The reference to the story of Jacob and Esau in which an ‘identity’ exchange takes place is not only in the poem but also provides guidance for the performance. The story goes further than described in the introduction, Jacob (sometimes called Israel) receives many sons, including Joseph. Joseph is the father of two sons, Ephraim and Manasseh, who are blessed by Jacob. Normally the right hand should be on the head of the oldest child, hence Joseph places his eldest, Manasseh, on the right of Jacob, but Jacob crosses his arms so his right hand blesses Ephraim, the younger. Ephraim and Manasseh are told to be the first sons without arguing about the right of the firstborn.
The blessing of the children is a Jewish tradition that is still topical, the hands of the parents are put on the children’s heads and the phrase ‘ May God make you like Ephraim and Manasseh’ is pronounced. In the case of Jacob who blesses his grandsons or in the case of the cheers on the roof, the arms crossed. We cheer, but do not drink from our own glass, instead of we drink of our neighbor’s glass. Quoted from the flyer of the exhibition: Brothers, twins, children, parents, I come from you and we are together … we stand side by side and raise our glasses for a toast, though my glass is not the same as yours.
Where Bible stories explain and give context to stories, here thinging (or Winnicott’s moment of doubt used by Bernstein) cares for an openness, that we have to give meaning to ourselves.

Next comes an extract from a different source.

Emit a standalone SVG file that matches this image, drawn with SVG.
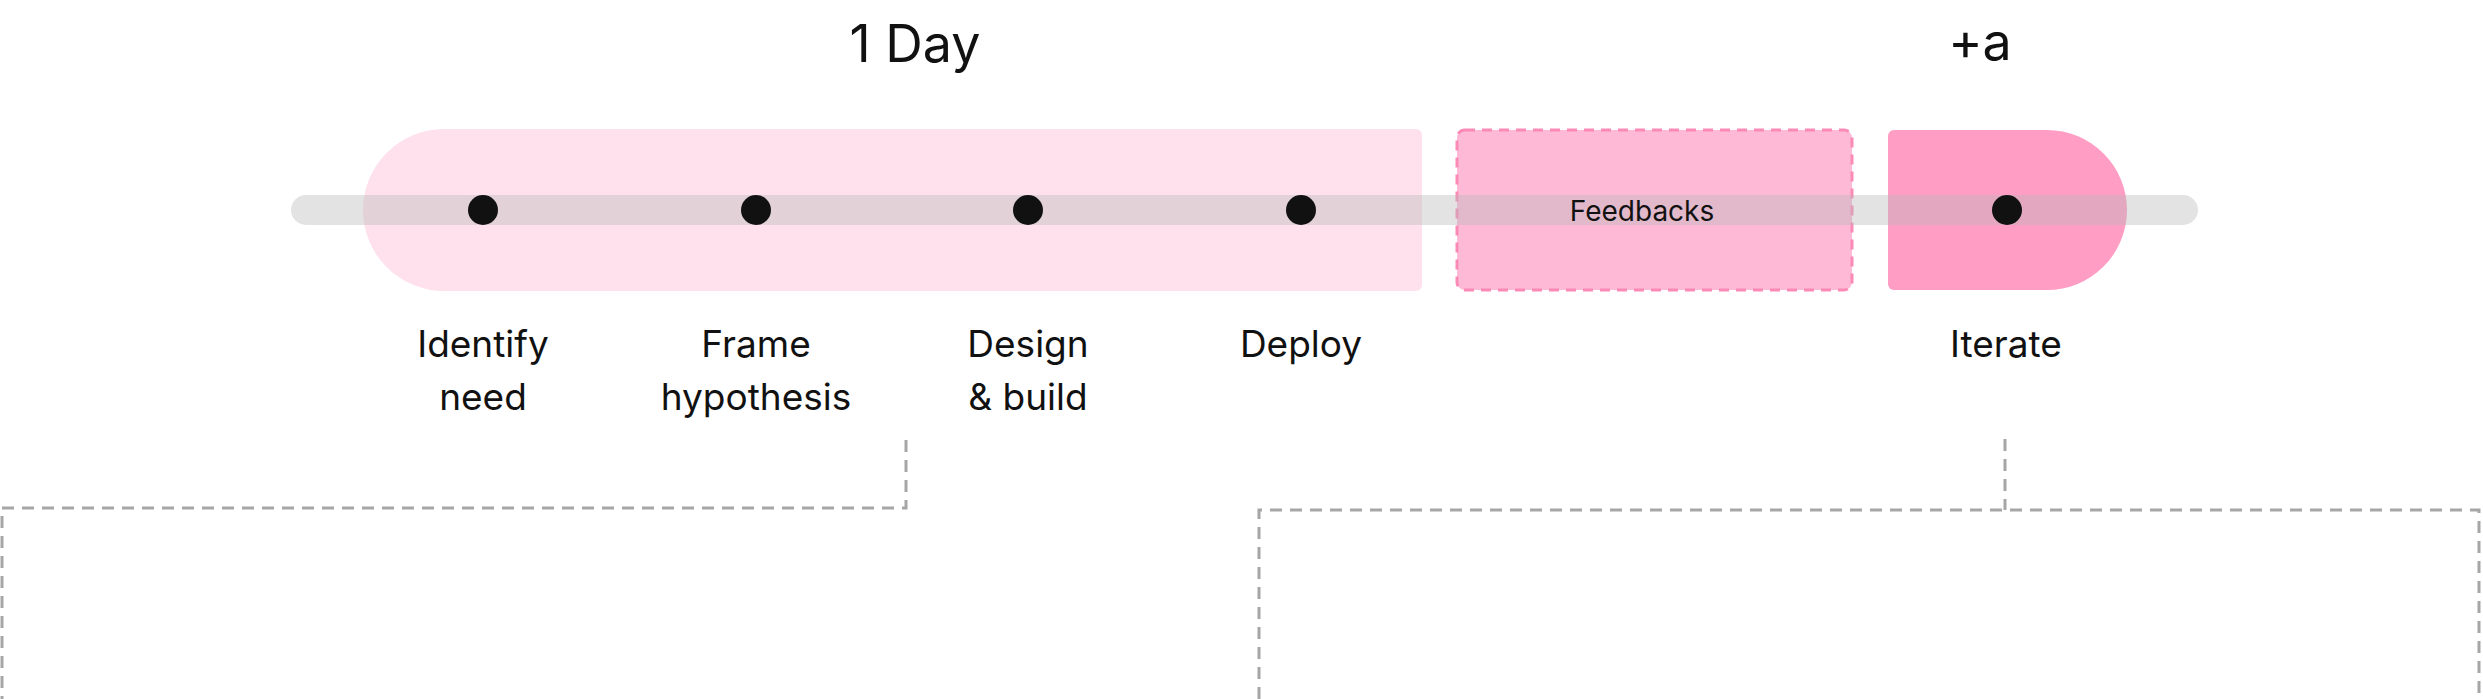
<svg xmlns="http://www.w3.org/2000/svg" width="2483" height="699" viewBox="0 0 2483 699">
<style>
.t{font-family:Inter,"Noto Sans","Liberation Sans",sans-serif;fill:#111;text-anchor:middle}
.lbl{font-size:37px}
.dot{fill:#111}
.con{fill:none;stroke:#a6a6a6;stroke-width:3;stroke-dasharray:12 8}
</style>
<rect width="2483" height="699" fill="#fff"/>
<g id="phase-day"><path d="M444,129 H1416 a6,6 0 0 1 6,6 V285 a6,6 0 0 1 -6,6 H444 a81,81 0 0 1 0,-162 Z" fill="#fee1ec"/></g>
<g id="feedbacks"><rect x="1457" y="130" width="395" height="160" rx="8" fill="#fdb9d5" stroke="#fb8ab7" stroke-width="3" stroke-dasharray="10 7"/></g>
<g id="phase-iterate"><path d="M1894,130 H2047 a80,80 0 0 1 0,160 H1894 a6,6 0 0 1 -6,-6 V136 a6,6 0 0 1 6,-6 Z" fill="#ff9dc4"/></g>
<rect id="track" x="291" y="195" width="1907" height="30" rx="15" fill="#b8b8b8" opacity="0.4"/>
<text class="t" x="1642" y="221" font-size="28">Feedbacks</text>
<g id="n1"><circle class="dot" cx="483" cy="210" r="15"/><text class="t lbl" x="483" y="357">Identify</text><text class="t lbl" x="483" y="410">need</text></g>
<g id="n2"><circle class="dot" cx="756" cy="210" r="15"/><text class="t lbl" x="756" y="357">Frame</text><text class="t lbl" x="756" y="410">hypothesis</text></g>
<g id="n3"><circle class="dot" cx="1028" cy="210" r="15"/><text class="t lbl" x="1028" y="357">Design</text><text class="t lbl" x="1028" y="410">&amp; build</text></g>
<g id="n4"><circle class="dot" cx="1301" cy="210" r="15"/><text class="t lbl" x="1301" y="357">Deploy</text></g>
<g id="n5"><circle class="dot" cx="2007" cy="210" r="15"/><text class="t lbl" x="2006" y="357">Iterate</text></g>
<text class="t" x="915" y="62" font-size="52">1 Day</text>
<text class="t" x="1980" y="60" font-size="52">+a</text>
<g id="connectors">
<path class="con" d="M906,440 V508 H2 V699"/>
<path class="con" d="M2005,439 V510"/>
<path class="con" d="M1259,699 V510 H2479 V699"/>
</g>
</svg>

This makes a fascinating exhibition with multiple layers, including a psychological, historical and religious layer, rich in references and interpretations which activate our personal story-archive. For Bernstein there is also a possibility to take the objects, ceremonies, words and movements separately. Many of the works by themselves would certainly not be less in an even deeper study on image, object and meaning. Bernstein drilled a well with the exhibition we hear same that is not so easily to deplete.